Although the ecology of the area is rich, a 2003 study that focused on bird populations revealed that the heart of the Chimalapas rain forest has seen little or no study. This area forms a key biological corridor between North and Central America and is home to numerous species such as Pumas, Ocelots, Tapirs, and a selection of threatened species like Jaguar, Spider Monkeys, Pecarries, Quetzal, and the Harpy Eagle.
From 1731 - 1747 this area was a key source of giant pines which the Spanish navy used for their masts and beams to construct their ships. These giant trees were felled and floated down the Rio Corte where they were then collected and brought to the shipyards.
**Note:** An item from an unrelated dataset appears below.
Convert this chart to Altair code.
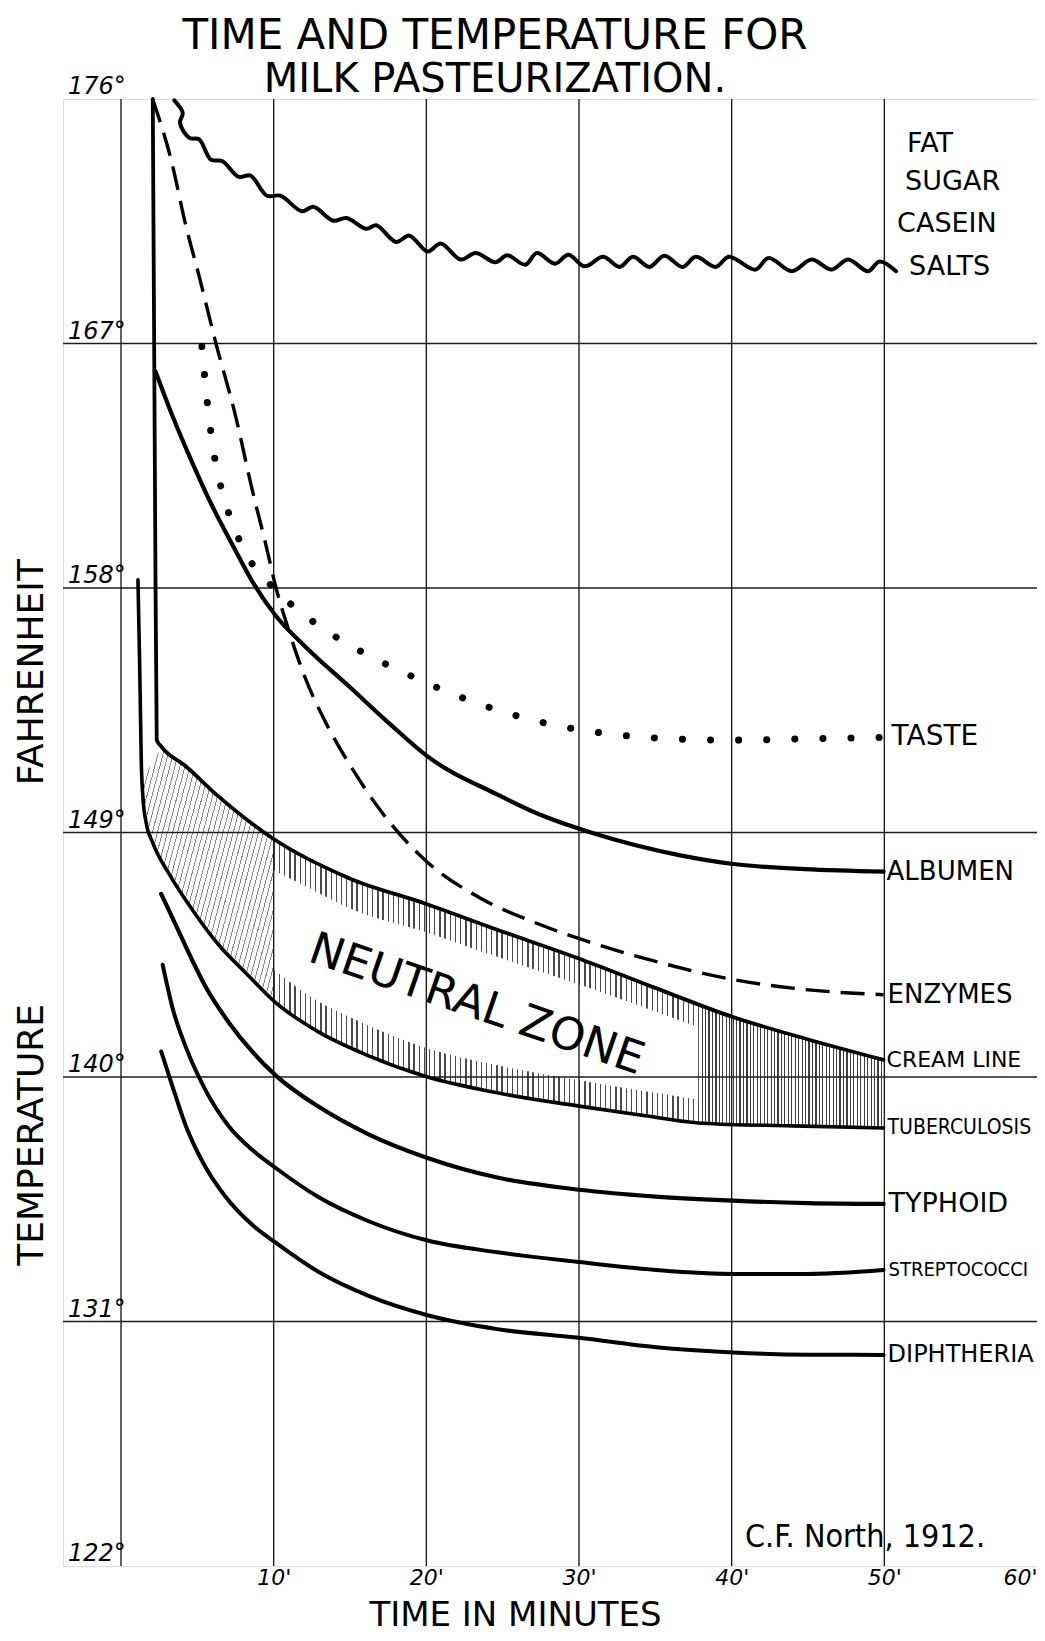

Today, the Mexican government is planning to develop the trans-isthmus corridor to the western boundary of this region. This will facilitate travel from the Caribbean to the Pacific and as well help develop more industrial centers to increase petroleum and petrochemical industries in Salina Cruz. In the past there were plans to create coffee plantations, expand the production of beans, corn, and chili, and also exploit the bio-genetic potential of the area for medicinal purposes. As well, in 1977 there were plans to build a dam in Chimalapas but that project was halted due to environmental concerns. However, in June of 2008, those plans were resurrected and proposed again. This project would supply the town of Tehuantepec with enough water to irrigate 100,000ha of land and also supply the Salina Cruz refinery with an abundance of water. To date, those plans have not come to fruition.
Let's hope that better regulations are in the future for the Selva Zoque. This is an amazing area full of bio-diversity, and while it has been recognized by the World Wild Life Fund and the World Bank, protective measures need to be implemented before this region, and its species are lost entirely.